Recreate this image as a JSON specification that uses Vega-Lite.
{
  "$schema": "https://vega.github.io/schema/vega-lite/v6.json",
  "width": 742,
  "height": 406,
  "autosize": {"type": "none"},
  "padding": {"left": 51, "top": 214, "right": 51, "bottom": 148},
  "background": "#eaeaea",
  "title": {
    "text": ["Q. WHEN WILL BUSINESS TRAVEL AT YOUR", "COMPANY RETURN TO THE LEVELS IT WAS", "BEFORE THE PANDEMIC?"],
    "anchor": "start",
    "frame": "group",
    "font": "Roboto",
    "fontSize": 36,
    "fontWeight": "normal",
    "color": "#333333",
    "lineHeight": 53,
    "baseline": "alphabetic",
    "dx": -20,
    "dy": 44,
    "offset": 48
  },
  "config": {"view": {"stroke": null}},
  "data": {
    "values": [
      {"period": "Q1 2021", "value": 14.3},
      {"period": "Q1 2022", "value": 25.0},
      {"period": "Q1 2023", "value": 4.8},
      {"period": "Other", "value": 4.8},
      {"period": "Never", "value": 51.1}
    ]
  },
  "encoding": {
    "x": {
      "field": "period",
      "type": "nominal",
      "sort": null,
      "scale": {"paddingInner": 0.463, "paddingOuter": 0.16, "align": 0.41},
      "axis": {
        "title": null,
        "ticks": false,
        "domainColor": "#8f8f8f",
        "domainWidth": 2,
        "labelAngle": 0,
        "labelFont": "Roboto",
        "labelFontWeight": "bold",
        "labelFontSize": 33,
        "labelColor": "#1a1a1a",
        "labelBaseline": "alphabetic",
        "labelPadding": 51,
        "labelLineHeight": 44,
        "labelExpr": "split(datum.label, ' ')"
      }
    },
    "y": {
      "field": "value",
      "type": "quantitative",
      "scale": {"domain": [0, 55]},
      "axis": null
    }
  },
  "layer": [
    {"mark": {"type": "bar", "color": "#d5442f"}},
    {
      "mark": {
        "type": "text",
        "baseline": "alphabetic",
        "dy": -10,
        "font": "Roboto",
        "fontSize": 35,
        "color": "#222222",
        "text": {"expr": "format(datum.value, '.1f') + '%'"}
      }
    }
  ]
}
==
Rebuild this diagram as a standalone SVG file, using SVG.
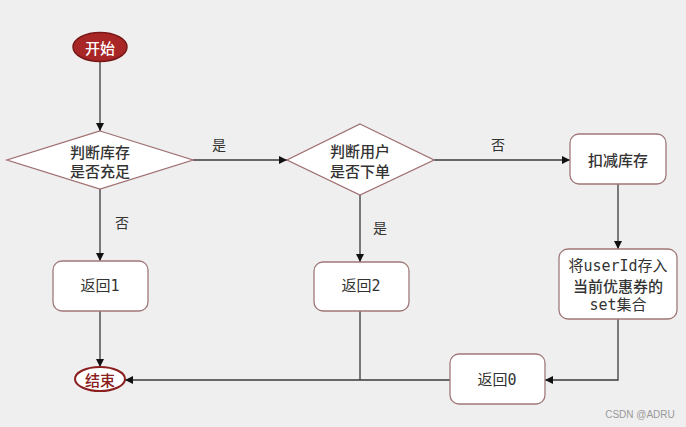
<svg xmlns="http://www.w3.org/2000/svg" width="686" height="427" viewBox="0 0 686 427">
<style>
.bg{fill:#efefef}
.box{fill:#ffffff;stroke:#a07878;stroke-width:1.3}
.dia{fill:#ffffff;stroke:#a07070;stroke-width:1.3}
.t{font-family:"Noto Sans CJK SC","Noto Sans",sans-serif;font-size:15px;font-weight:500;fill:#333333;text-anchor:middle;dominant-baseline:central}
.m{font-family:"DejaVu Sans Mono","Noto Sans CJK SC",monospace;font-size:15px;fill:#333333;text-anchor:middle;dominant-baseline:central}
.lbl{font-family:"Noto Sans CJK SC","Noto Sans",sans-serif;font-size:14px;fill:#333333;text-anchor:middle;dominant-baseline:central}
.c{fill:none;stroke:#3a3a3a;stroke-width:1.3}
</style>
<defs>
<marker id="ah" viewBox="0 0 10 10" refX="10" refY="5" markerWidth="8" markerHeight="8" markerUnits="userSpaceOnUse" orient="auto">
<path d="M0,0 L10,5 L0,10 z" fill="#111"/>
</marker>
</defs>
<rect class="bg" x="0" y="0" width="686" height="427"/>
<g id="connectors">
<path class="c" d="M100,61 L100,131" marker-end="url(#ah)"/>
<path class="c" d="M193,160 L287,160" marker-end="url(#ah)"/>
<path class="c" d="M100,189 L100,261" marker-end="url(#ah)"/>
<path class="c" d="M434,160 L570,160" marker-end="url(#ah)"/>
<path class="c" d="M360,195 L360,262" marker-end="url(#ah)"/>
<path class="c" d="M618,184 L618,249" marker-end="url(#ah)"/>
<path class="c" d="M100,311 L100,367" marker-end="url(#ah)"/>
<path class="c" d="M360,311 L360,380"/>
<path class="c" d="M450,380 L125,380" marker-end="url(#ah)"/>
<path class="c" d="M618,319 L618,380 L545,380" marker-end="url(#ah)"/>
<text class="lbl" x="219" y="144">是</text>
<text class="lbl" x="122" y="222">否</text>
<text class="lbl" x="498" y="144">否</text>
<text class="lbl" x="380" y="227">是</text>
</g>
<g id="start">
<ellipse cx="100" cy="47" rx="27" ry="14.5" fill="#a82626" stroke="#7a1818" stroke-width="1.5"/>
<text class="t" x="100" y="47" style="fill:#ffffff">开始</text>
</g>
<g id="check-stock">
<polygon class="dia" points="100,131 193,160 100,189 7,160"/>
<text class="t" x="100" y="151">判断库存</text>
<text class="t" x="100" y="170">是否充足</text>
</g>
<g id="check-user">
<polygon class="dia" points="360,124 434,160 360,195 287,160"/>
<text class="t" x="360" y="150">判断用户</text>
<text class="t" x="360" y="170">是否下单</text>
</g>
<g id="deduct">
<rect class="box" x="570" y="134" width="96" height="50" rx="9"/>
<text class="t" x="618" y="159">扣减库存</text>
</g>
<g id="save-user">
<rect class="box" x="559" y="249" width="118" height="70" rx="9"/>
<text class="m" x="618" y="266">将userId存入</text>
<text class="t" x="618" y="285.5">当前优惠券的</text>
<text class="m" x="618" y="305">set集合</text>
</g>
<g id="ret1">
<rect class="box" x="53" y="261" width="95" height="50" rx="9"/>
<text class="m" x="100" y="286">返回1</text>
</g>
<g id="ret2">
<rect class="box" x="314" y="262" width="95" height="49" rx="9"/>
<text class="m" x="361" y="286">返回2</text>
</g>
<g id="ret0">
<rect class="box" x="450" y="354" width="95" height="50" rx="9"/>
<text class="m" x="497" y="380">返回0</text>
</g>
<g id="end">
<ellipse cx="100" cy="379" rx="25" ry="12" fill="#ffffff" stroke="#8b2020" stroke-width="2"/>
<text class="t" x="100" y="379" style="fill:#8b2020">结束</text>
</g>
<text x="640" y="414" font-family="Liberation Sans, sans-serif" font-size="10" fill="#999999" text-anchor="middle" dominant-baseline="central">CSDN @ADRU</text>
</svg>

Request: Count how many lines in the data above hold the string "this", and give the number with no other words.

Exercise answer: 2